Related: How to Write an Entry-Level Resume

The average entry-level salary by state and profession

Entry-level salaries vary depending on several factors, such as the state you are looking for work in, the industry or role that you are entering and the employer that is offering you a position. Entry-level positions that require more technical skills, advanced education and/or training typically pay more than positions that have significantly less stringent prerequisites for employment.

As previously mentioned, entry-level wages are heavily influenced by the cost of living as well as the industry demand in your particular region or state. According to the Bureau of Labor Statistics, the following states generally have higher than average salaries for entry-level positions:

  • Alaska

  • Arizona

  • Arkansas

  • California

  • Colorado

  • Connecticut

  • Delaware

  • Florida

  • Hawaii

  • Illinois

  • Massachusetts

  • Maine

  • Maryland

  • Michigan

  • Minnesota

  • Missouri

  • Montana

  • Nebraska

  • New Jersey

  • New Mexico

  • Nevada

  • New York

  • Ohio

  • Oregon

  • Rhode Island

  • South Dakota

  • Vermont

  • Washington

  • West Virginia

What can you do to increase your entry-level earning potential?

Once you have determined what an entry-level salary generally looks like in your field and region, you should do the following:

1. Research

Start researching the company or organization that you would like to work for to determine what skills and experience you possess that would be considered the most valuable to this employer.

2. Develop your resume

Next, spend time developing your resume to accentuate the skills and experience that will set you apart and align you with the company's mission, values and vision. Detail achievements and experiences that will be especially impressive, such as academic honors or an internship that you excelled at. By highlighting your relevant strengths, it increases the likelihood of being offered the highest salary possible.

3. Gain experience

Gain experience or skills that would improve your chances of being hired and making more money before applying. You can do this by taking courses, completing online tutorials, conducting research or offering to work on a project for a local business free of charge.

For example, if you are a graphic designer you could offer to revamp a local restaurant's logo for them and then add the work that you have completed to your portfolio. Even if your professional experience only extends to you doing free work to build your portfolio, it will showcase your determination, ambition and eagerness to learn.

Can you negotiate an entry-level salary?

In many positions and industries, especially in structured programs such as medicine, consulting and finance, it will be difficult or impossible to negotiate an entry-level offer. Therefore, it's important to consider the other aspects of the job offer when deciding whether to accept a position, such as the company's benefits, vacation time, culture and other perks.

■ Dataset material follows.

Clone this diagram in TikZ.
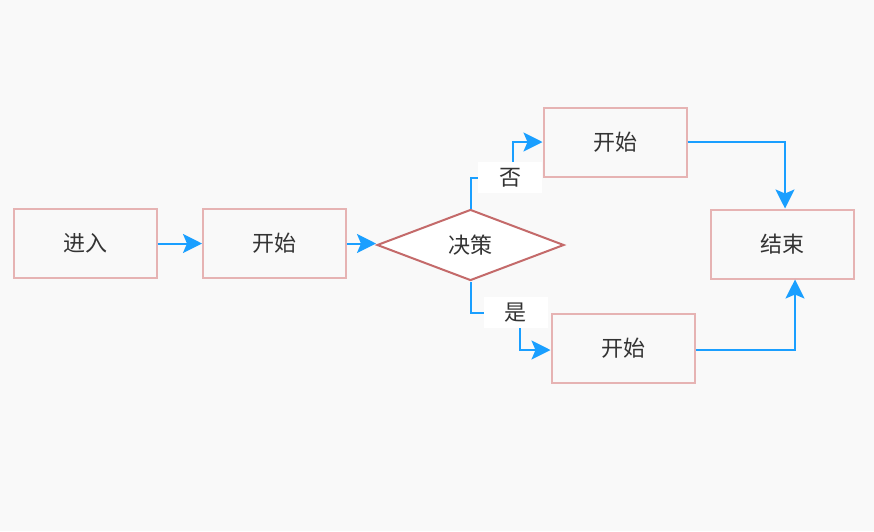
\documentclass[tikz,border=0pt]{standalone}
\usepackage{fontspec}
\setmainfont{Noto Sans CJK SC}
\usetikzlibrary{shapes.geometric,arrows.meta}
\definecolor{bg}{HTML}{F9F9F9}
\definecolor{boxline}{HTML}{E6B3B3}
\definecolor{dialine}{HTML}{C46A6A}
\definecolor{arr}{HTML}{1A9FFF}
\definecolor{txt}{HTML}{333333}
\tikzset{
  box/.style={draw=boxline, line width=2pt, minimum width=143pt, minimum height=69pt, inner sep=0pt, text=txt, font=\fontsize{22pt}{26pt}\selectfont},
  dia/.style={diamond, aspect=2.63, draw=dialine, fill=white, line width=2pt, minimum width=187pt, minimum height=71pt, inner sep=0pt, text=txt, font=\fontsize{22pt}{26pt}\selectfont},
  conn/.style={draw=arr, line width=2pt, -{Stealth[length=19pt,width=19pt,inset=4pt]}},
  lbl/.style={fill=white, text=txt, inner sep=0pt, minimum width=64pt, minimum height=31pt, font=\fontsize{22pt}{26pt}\selectfont}
}
\begin{document}
\begin{tikzpicture}[x=1pt,y=-1pt]
\fill[bg] (0,0) rectangle (874,531);
\useasboundingbox (0,0) rectangle (874,531);
\node[box] (in) at (85,243.5) {进入};
\node[box] (s1) at (274.5,243.5) {开始};
\node[dia] (d) at (470.5,245) {决策};
\node[box] (s2) at (615,142) {开始};
\node[box] (s3) at (623,348) {开始};
\node[box] (end) at (782.5,244) {结束};
\coordinate (n1) at (470.5,178);
\coordinate (n2) at (513,178);
\coordinate (n3) at (513,142);
\coordinate (y1) at (470.5,313);
\coordinate (y2) at (520,313);
\coordinate (y3) at (520,350);
\draw[conn] (in.east) -- (s1.west);
\draw[conn] (s1.east) -- (s1.east -| d.west);
\draw[conn] (d.north) -- (n1) -- (n2) -- (n3) -- (s2.west);
\draw[conn] (d.south) -- (y1) -- (y2) -- (y3) -- (s3.west |- y3);
\draw[conn] (s2.east) -| ([xshift=2.5pt]end.north);
\draw[conn] (s3.east |- 0,350) -| ([xshift=12.5pt]end.south);
\node[lbl] (no) at (510,177.5) {否};
\node[lbl] (yes) at (515.5,312.5) {是};
\end{tikzpicture}
\end{document}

It's also beneficial to analyze the long-term benefits that this particular employer or position could provide. For example, working at a lower salary for a company that is a leader in its field could provide greater benefits to your resume and career in the future.

To make a truly informed decision regarding salary versus benefits, you will need to conduct some research about the company and spend some time contemplating the experience that the opportunity would provide for you.